The Danish psychical researcher and photographer Sven Turck conducted repeated tests of Jonsson's psychokinetic powers, guarding against any possible trickery by creating strong controls in his laboratory. In Turck's laboratory in Copenhagen, the researcher photographed Jonsson, together with a select group of psychic-sensitives, performing feats of psychokinesis. Turck set up three cameras at different angles, so that one always showed the action from behind, one from underneath, and one from above. After a series of sittings with the sensitives, chairs and objects began to move. A large worktable rose up on one leg and began to whirl around its own base, pirouetting faster and faster. Turck's greatest wish was that they might get the table to soar freely in the air so that he might photograph the phenomenon of levitation. A few evenings later, the photographer was able to capture the fulfillment of his wish on the film of three cameras.

These phenomena were repeated often during the course of several months' of sittings in Turck's laboratory and were always dutifully recorded by the trio of cameras that had been loaded with infrared film. On one occasion, a large commode, of such a weight that two men could not lift it without great effort, was moved soundlessly out into the middle of the laboratory floor.

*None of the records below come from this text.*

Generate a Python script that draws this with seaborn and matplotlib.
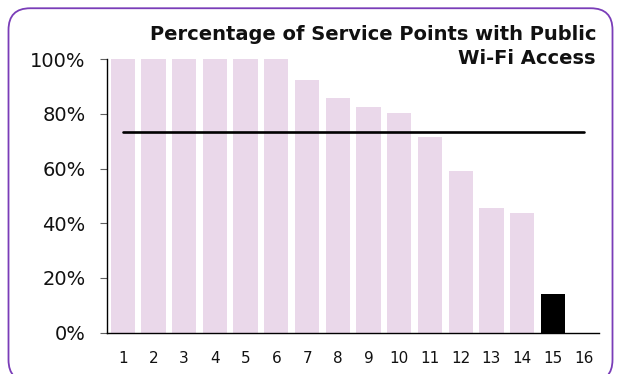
import matplotlib
matplotlib.use("Agg")
import matplotlib.pyplot as plt
from matplotlib.patches import FancyBboxPatch
from matplotlib.ticker import PercentFormatter
import seaborn as sns
import pandas as pd

# Service points 1-16 and the share of each with public Wi-Fi
service_points = [str(i) for i in range(1, 17)]
wifi_share = [100, 100, 100, 100, 100, 100, 92.5, 85.7, 82.4, 80.2,
              71.5, 59.2, 45.4, 43.7, 14.1, 0]
highlighted_point = "15"
average_share = 73.4

title_text = "Percentage of Service Points with Public\nWi-Fi Access"
y_ticks = [0, 20, 40, 60, 80, 100]

bar_colour = "#EAD8EA"
highlight_colour = "#000000"
frame_colour = "#7A3DB8"

sns.set_theme(style="white")
plt.rcParams["font.family"] = ["DejaVu Sans"]

df = pd.DataFrame({"point": service_points, "share": wifi_share})
palette = {p: (highlight_colour if p == highlighted_point else bar_colour)
           for p in service_points}

fig = plt.figure(figsize=(6.19, 3.74), dpi=100)
ax = fig.add_axes([0.1734, 0.1104, 0.9677 - 0.1734, 0.842 - 0.1104])

sns.barplot(data=df, x="point", y="share", hue="point", palette=palette,
            legend=False, width=0.79, saturation=1, ax=ax,
            edgecolor="none")

# Overall average drawn across all service points
avg_df = pd.DataFrame({"pos": list(range(len(service_points))),
                       "avg": [average_share] * len(service_points)})
sns.lineplot(data=avg_df, x="pos", y="avg", color="black", linewidth=1.9,
             ax=ax)

ax.set_xlim(-0.5, len(service_points) - 0.5)
ax.set_ylim(0, 100)
ax.set_yticks(y_ticks)
ax.yaxis.set_major_formatter(PercentFormatter(100, decimals=0))
ax.set_xlabel("")
ax.set_ylabel("")

for side in ["top", "right"]:
    ax.spines[side].set_visible(False)
for side in ["left", "bottom"]:
    ax.spines[side].set_color("black")
    ax.spines[side].set_linewidth(1.0)

ax.tick_params(axis="y", which="both", left=True, length=5, width=0.8,
               color="#606060", pad=10.5, labelsize=14, labelcolor="#111111")
ax.tick_params(axis="x", which="both", bottom=False, length=0, pad=13,
               labelsize=11, labelcolor="#111111")

fig.text(596 / 619, 1 - 64 / 374, title_text, ha="right", va="baseline",
         fontsize=14, fontweight="bold", color="#111111", linespacing=1.36)

# Rounded purple frame around the chart
frame = FancyBboxPatch((8.5 / 619, -0.02), (612.5 - 8.5) / 619, 0.998 - 7.5 / 374 + 0.02,
                       boxstyle="round,pad=0,rounding_size=0.035",
                       transform=fig.transFigure, fill=False,
                       edgecolor=frame_colour, linewidth=1.3,
                       mutation_aspect=619 / 374)
fig.patches.append(frame)

fig.savefig("out.png", dpi=100)
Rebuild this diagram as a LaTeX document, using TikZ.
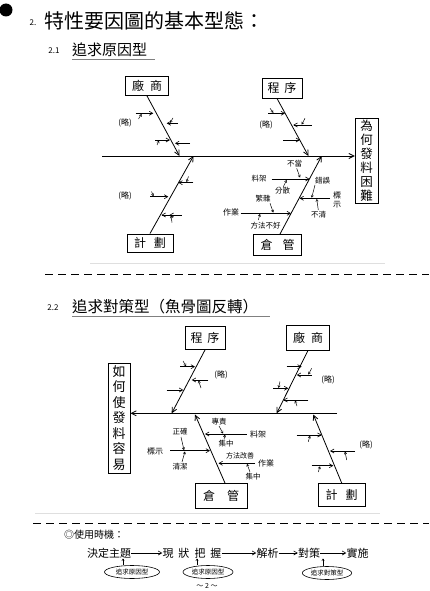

Author Stig Arne Kjellen said that Turck had never been able to believe in such dramatic displays of psychokinetic force until he had become a participant in the sessions held in his own laboratory. In principle, the psychokinetic moving of a candlestick is just as remarkable as the moving of a heavy table. Both feats are quite impossible in the view of orthodox science. The series of photographs taken during Turck's experiments in Copenhagen were carefully examined by five of Denmark's foremost photographic technicians, among them the director of the Danish photographic professional school, Theodore Andresen, who had full access to the photographic negatives. Each of the photographers agreed that no manipulations whatsoever had been worked upon the negatives.

Kjellen recorded 140 carefully controlled experiments in psychokinesis before Jonsson left Sweden in 1953 at the invitation of Rhine, who asked him to come to Duke University for a series of parapsychological tests. Kjellen tells of how without any previous preparations whatsoever, accompanied by people he had never met before and in places so distracting and mundane as restaurants and hotel vestibules, Jonsson got bottles, flowers, jars, ashtrays, toothpick holders, and candlesticks into motion, while talking to others with an altogether untroubled smile. Frequently such demonstrations took place with Jonsson situated a great distance away, and yet he was able to exert such force that, on some occasions, objects were moved several yards in one direction or another, sometimes directly up into the air.

In Rhine's view, clairvoyance and telepathy are sensory types of phenomena, matter affecting mind; PK is a motor-type phenomenon, mind affecting matter. In his opinion, the existence of one implies the existence of the other and he maintained that they are closely related phenomena.

In his series of tests, Rhine noted that dice-throwers with marked control over the dies were much more successful at the beginning of a run. The same sort of "decline" effect that has been noted by agents testing telepathic percipients in card-guessing tests was in evidence in testing for PK.

Other similarities existed between ESP and PK tests as observed in the Duke University parapsychology laboratories where Rhine and his colleagues conducted the tests. For example, mechanical devices made no difference in the effectiveness of PK, and neither did distance. Once again, as in ESP testing, a relaxed, informal atmosphere produced the best PK results. Another important similarity between the two paranormal abilities is the fact that the person who expects success and "believes" in his or her ability to produce the desired result will always score much higher than the individual who is indifferent to ESP or PK.

It appears that psychokinesis as well as extrasensory perception is a talent that can be developed and encouraged and is an ability present, to a certain degree, in all people.